The government has made a U-turn on a previously announced tax cut which would have saved 3.4 million self-employed workers up to £150 a year.

Chancellor Phillip Hammond has decided to scrap the plan to end Class 2 national insurance contributions (NICs), which was announced in the 2016 Budget and planned to be introduced this year. This cut was tabled to cost HM Treasury about £360m a year from this year onwards.

The move would have saved millions of self-employed workers £150 a week in national insurance contributions but would have hit the lowest earners, who would have had to make up the shortfall with extra contributions to reach state pension entitlements.

According to Treasury analysis, about 300,000 people who make profits of less than £6,000 a year would have had to pay five times more in state pension contributions than they currently do if the cut was implemented.

Treasury Minister Robert Jenrick announced the U-turn yesterday (6 September) in a written statement to Parliament.

He stated: "A significant number of self-employed individuals on the lowest profits would have seen the voluntary payment they make to maintain access to the state pension rise substantially.

"Having listened to those likely to be affected by this change we have concluded that it would not be right to proceed during this parliament, given the negative impacts it could have on some of the lowest earning in our society."

Mr Jenrick added that it “has become clear” that options identified by the government to address the issue would “introduce greater complexity to the tax system, undermining the original objective of the policy”.

He added: “The government remains committed to simplifying the tax system for the self-employed, and will keep this issue under review in the context of the wider tax system and the sustainability of the public finances."

The government’s announcement has been criticised by the Federation of Small Businesses (FSB), with its chairman Mike Cherry arguing the move was "extremely disappointing" and flew "in the face of tax simplification".

He said: "Class 2 NICs is a regressive levy that indiscriminately hits sole traders and makes life even tougher for those who are hard-up.

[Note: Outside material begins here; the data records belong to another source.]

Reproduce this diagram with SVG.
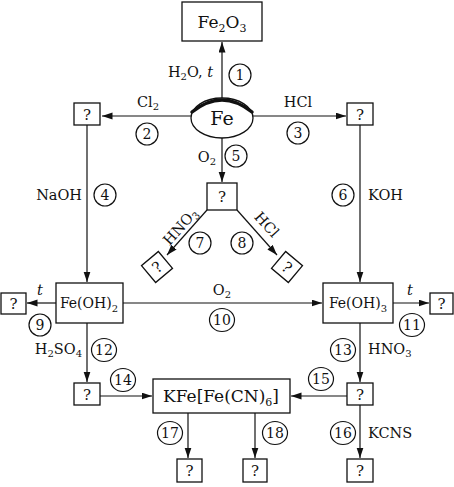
<svg xmlns="http://www.w3.org/2000/svg" width="454" height="487" viewBox="0 0 454 487">
<defs>
<marker id="ah" markerUnits="userSpaceOnUse" markerWidth="11" markerHeight="8" refX="10.5" refY="3.5" orient="auto">
<path d="M0,0 L10.5,3.5 L0,7 z" fill="#111"/>
</marker>
<style>
text{font-family:"DejaVu Serif","Liberation Serif",serif;fill:#111}
.box{fill:#fff;stroke:#111;stroke-width:1.3}
.c{fill:#fff;stroke:#111;stroke-width:1.2}
.n{font-size:14px;text-anchor:middle}
.l{font-size:14.5px}
.q{font-size:15px;text-anchor:middle}
#conn path{fill:none;stroke:#111;stroke-width:1.2;marker-end:url(#ah)}
</style>
</defs>
<rect width="454" height="487" fill="#fff"/>
<g id="conn">
<path d="M222,98 L222,42"/>
<path d="M191,116 L102,116"/>
<path d="M253,116 L346,116"/>
<path d="M87,125 L87,282"/>
<path d="M222,138 L222,182"/>
<path d="M360,125 L360,282"/>
<path d="M207,210 L167,255"/>
<path d="M237,210 L277,255"/>
<path d="M56,303 L27,303"/>
<path d="M123,303 L322,303"/>
<path d="M393,303 L429,303"/>
<path d="M87,323 L87,382"/>
<path d="M360,323 L360,382"/>
<path d="M100,396 L152,396"/>
<path d="M347,396 L291,396"/>
<path d="M360,405 L360,458"/>
<path d="M188,413 L188,458"/>
<path d="M255,413 L255,458"/>
</g>
<g id="fe2o3"><rect class="box" x="182" y="2" width="80" height="39"/>
<text x="222" y="28" font-size="17" text-anchor="middle">Fe<tspan font-size="11" dy="4">2</tspan><tspan dy="-4">O</tspan><tspan font-size="11" dy="4">3</tspan></text></g>
<g id="fe"><ellipse cx="222" cy="118" rx="31" ry="20" fill="#fff" stroke="#111" stroke-width="1.3"/>
<path d="M192,112 Q222,88 252,112" fill="none" stroke="#111" stroke-width="3.5" stroke-linecap="round"/>
<text x="222" y="125" font-size="19" text-anchor="middle">Fe</text></g>
<g id="q2"><rect class="box" x="74" y="103" width="26" height="22"/><text class="q" x="87" y="119.5">?</text></g>
<g id="q3"><rect class="box" x="347" y="103" width="26" height="22"/><text class="q" x="360" y="119.5">?</text></g>
<g id="q5"><rect class="box" x="207" y="183" width="30" height="27"/><text class="q" x="222" y="202">?</text></g>
<g id="q7" transform="translate(157,267) rotate(-40)"><rect class="box" x="-11" y="-11" width="22" height="22"/><text class="q" x="0" y="5.5">?</text></g>
<g id="q8" transform="translate(287,267) rotate(40)"><rect class="box" x="-11" y="-11" width="22" height="22"/><text class="q" x="0" y="5.5">?</text></g>
<g id="feoh2"><rect class="box" x="56" y="283" width="67" height="40"/>
<text x="89" y="308" font-size="14" text-anchor="middle">Fe(OH)<tspan font-size="10" dy="4">2</tspan></text></g>
<g id="feoh3"><rect class="box" x="323" y="283" width="70" height="40"/>
<text x="358" y="308" font-size="14" text-anchor="middle">Fe(OH)<tspan font-size="10" dy="4">3</tspan></text></g>
<g id="q9"><rect class="box" x="1" y="293" width="25" height="21"/><text class="q" x="13.5" y="309">?</text></g>
<g id="q11"><rect class="box" x="430" y="293" width="23" height="21"/><text class="q" x="441.5" y="309">?</text></g>
<g id="q12"><rect class="box" x="74" y="383" width="26" height="22"/><text class="q" x="87" y="399.5">?</text></g>
<g id="q13"><rect class="box" x="347" y="383" width="26" height="22"/><text class="q" x="360" y="399.5">?</text></g>
<g id="kfe"><rect class="box" x="153" y="379" width="137" height="34"/>
<text x="221" y="402" font-size="17" text-anchor="middle">KFe[Fe(CN)<tspan font-size="11" dy="4">6</tspan><tspan dy="-4">]</tspan></text></g>
<g id="q17"><rect class="box" x="177" y="459" width="25" height="23"/><text class="q" x="189.5" y="476">?</text></g>
<g id="q18"><rect class="box" x="243" y="459" width="24" height="23"/><text class="q" x="255" y="476">?</text></g>
<g id="q16"><rect class="box" x="347" y="459" width="26" height="23"/><text class="q" x="360" y="476">?</text></g>
<g id="labels">
<text class="l" x="213" y="77" text-anchor="end">H<tspan font-size="10" dy="3">2</tspan><tspan dy="-3">O, </tspan><tspan font-style="italic">t</tspan></text>
<text class="l" x="148" y="107" text-anchor="middle">Cl<tspan font-size="10" dy="3">2</tspan></text>
<text class="l" x="298" y="107" text-anchor="middle">HCl</text>
<text class="l" x="216" y="162" text-anchor="end">O<tspan font-size="10" dy="3">2</tspan></text>
<text class="l" x="82" y="200" text-anchor="end">NaOH</text>
<text class="l" x="368" y="200">KOH</text>
<text class="l" transform="translate(184,230) rotate(-48)" text-anchor="middle">HNO<tspan font-size="10" dy="3">3</tspan></text>
<text class="l" transform="translate(263,228) rotate(48)" text-anchor="middle">HCl</text>
<text class="l" x="40" y="295" text-anchor="middle" font-style="italic">t</text>
<text class="l" x="222" y="295" text-anchor="middle">O<tspan font-size="10" dy="3">2</tspan></text>
<text class="l" x="410" y="295" text-anchor="middle" font-style="italic">t</text>
<text class="l" x="82" y="354" text-anchor="end">H<tspan font-size="10" dy="3">2</tspan><tspan dy="-3">SO</tspan><tspan font-size="10" dy="3">4</tspan></text>
<text class="l" x="368" y="354">HNO<tspan font-size="10" dy="3">3</tspan></text>
<text class="l" x="368" y="438">KCNS</text>
</g>
<g id="nums">
<circle class="c" cx="240" cy="75" r="11"/><text class="n" x="240" y="80">1</text>
<circle class="c" cx="147" cy="134" r="11"/><text class="n" x="147" y="139">2</text>
<circle class="c" cx="298" cy="133" r="11"/><text class="n" x="298" y="138">3</text>
<circle class="c" cx="105" cy="195" r="11"/><text class="n" x="105" y="200">4</text>
<circle class="c" cx="236" cy="156" r="11"/><text class="n" x="236" y="161">5</text>
<circle class="c" cx="343" cy="195" r="11"/><text class="n" x="343" y="200">6</text>
<circle class="c" cx="200" cy="243" r="11"/><text class="n" x="200" y="248">7</text>
<circle class="c" cx="242" cy="243" r="11"/><text class="n" x="242" y="248">8</text>
<circle class="c" cx="40" cy="325" r="11"/><text class="n" x="40" y="330">9</text>
<ellipse class="c" cx="222" cy="320" rx="12.5" ry="11.5"/><text class="n" x="222" y="325">10</text>
<ellipse class="c" cx="412" cy="325" rx="12.5" ry="11.5"/><text class="n" x="412" y="330">11</text>
<ellipse class="c" cx="104" cy="350" rx="12.5" ry="11.5"/><text class="n" x="104" y="355">12</text>
<ellipse class="c" cx="343" cy="350" rx="12.5" ry="11.5"/><text class="n" x="343" y="355">13</text>
<ellipse class="c" cx="123" cy="380" rx="12.5" ry="11.5"/><text class="n" x="123" y="385">14</text>
<ellipse class="c" cx="321" cy="379" rx="12.5" ry="11.5"/><text class="n" x="321" y="384">15</text>
<ellipse class="c" cx="343" cy="433" rx="12.5" ry="11.5"/><text class="n" x="343" y="438">16</text>
<ellipse class="c" cx="170" cy="433" rx="12.5" ry="11.5"/><text class="n" x="170" y="438">17</text>
<ellipse class="c" cx="275" cy="433" rx="12.5" ry="11.5"/><text class="n" x="275" y="438">18</text>
</g>
</svg>
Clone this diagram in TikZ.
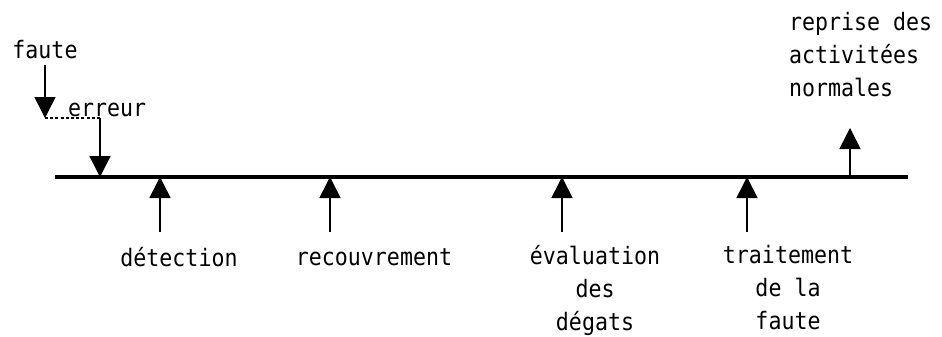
\documentclass[tikz,border=0pt]{standalone}
\usepackage{fontspec}
\setmonofont[FakeStretch=0.9]{DejaVu Sans Mono}
\usetikzlibrary{arrows.meta}
\begin{document}
\begin{tikzpicture}[x=1pt,y=-1pt,
  lbl/.style={font=\ttfamily\fontsize{24}{33}\selectfont, inner sep=0pt, align=center},
  axis/.style={line width=3.4pt},
  evt/.style={line width=1.6pt, -{Triangle[width=21pt,length=21pt]}},
  link/.style={line width=1.6pt, dash pattern=on 3pt off 2.2pt}]
\useasboundingbox (0,0) rectangle (942,337);

% time axis
\coordinate (start) at (55,177);
\coordinate (end) at (908,177);
\draw[axis] (start) -- (end);

% points on the axis
\coordinate (pErr) at (100,177);
\coordinate (pDet) at (160,177);
\coordinate (pRec) at (330,177);
\coordinate (pEval) at (562,177);
\coordinate (pTrt) at (747,177);
\coordinate (pRep) at (850,177);

% fault and error
\node[lbl] (faute) at (45,50) {faute};
\coordinate (fTip) at (45,118);
\draw[evt] (faute.south -| fTip) ++(0,6) -- (fTip);
\node[lbl, anchor=base west] (erreur) at (68,116) {erreur};
\coordinate (eCorner) at (100,118);
\draw[link] (fTip) -- (eCorner);
\draw[evt] (eCorner) -- (pErr);

% recovery steps below the axis
\node[lbl] (det) at (179,257) {détection};
\node[lbl] (rec) at (374,257) {recouvrement};
\node[lbl, anchor=north] (eval) at (595,245) {évaluation\\des\\dégats};
\node[lbl, anchor=north] (trt) at (788,245) {traitement\\de la\\faute};

\coordinate (bDet) at (160,232);
\coordinate (bRec) at (330,232);
\coordinate (bEval) at (562,232);
\coordinate (bTrt) at (747,232);
\draw[evt] (bDet) -- (pDet);
\draw[evt] (bRec) -- (pRec);
\draw[evt] (bEval) -- (pEval);
\draw[evt] (bTrt) -- (pTrt);

% return to normal operation
\node[lbl, align=left, anchor=north west] (rep) at (789,12) {reprise des\\activitées\\normales};
\coordinate (tRep) at (850,128);
\draw[evt] (pRep) -- (tRep);
\end{tikzpicture}
\end{document}
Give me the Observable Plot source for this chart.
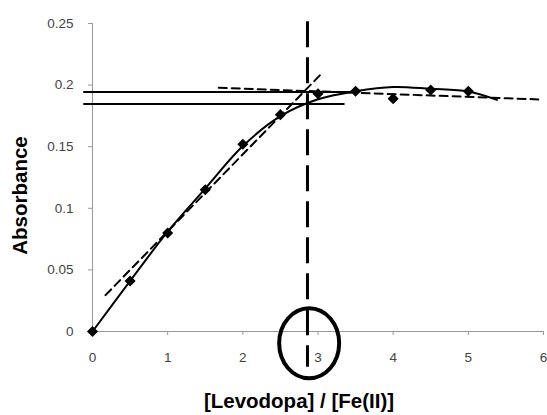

Once you’ve reached a minimal income, there’s no tapering or means testing in place at all.

"Rather than hitting more than 3 million self-employed people with this levy, the Treasury should have worked harder to develop more effective ways to protect around 300,000 low-earners and maintain their contributions for the state pension."

Pension experts, however, have welcomed the U-turn. Jon Greer, head of retirement policy at Quilter, said it was a "sensible move".

He said: "A significant number of self-employed on lower incomes would have faced substantial rises in the voluntary payments they make to access the state pension.

"However, even with this necessary about turn, we still have the much larger self-employed savings conundrum.

"Figures from the ONS show that 45 per cent of self-employed workers aged between 35 and 55 have no private pension."

Mr Greer said a savings policy for the self-employed needed to acknowledge that there were "legitimate reasons why some self-employed people do not engage in pensions, particularly those on lower incomes".

He said: "One of the biggest challenges facing this group is the lack of certainty and security of income.

"It makes sense to keep an open mind about creative savings solutions for the self-employed and we hope the Department for Work and Pensions will consider a pension ‘sidecar’ which would give early access to cash if required, which could be helpful to self-employed people with volatile or insecure income."

The government-backed workplace pension scheme National Employment Savings Trust (Nest) is currently testing the sidecar model, which would create two different pots – one for short term emergencies and a long-term pension savings plan.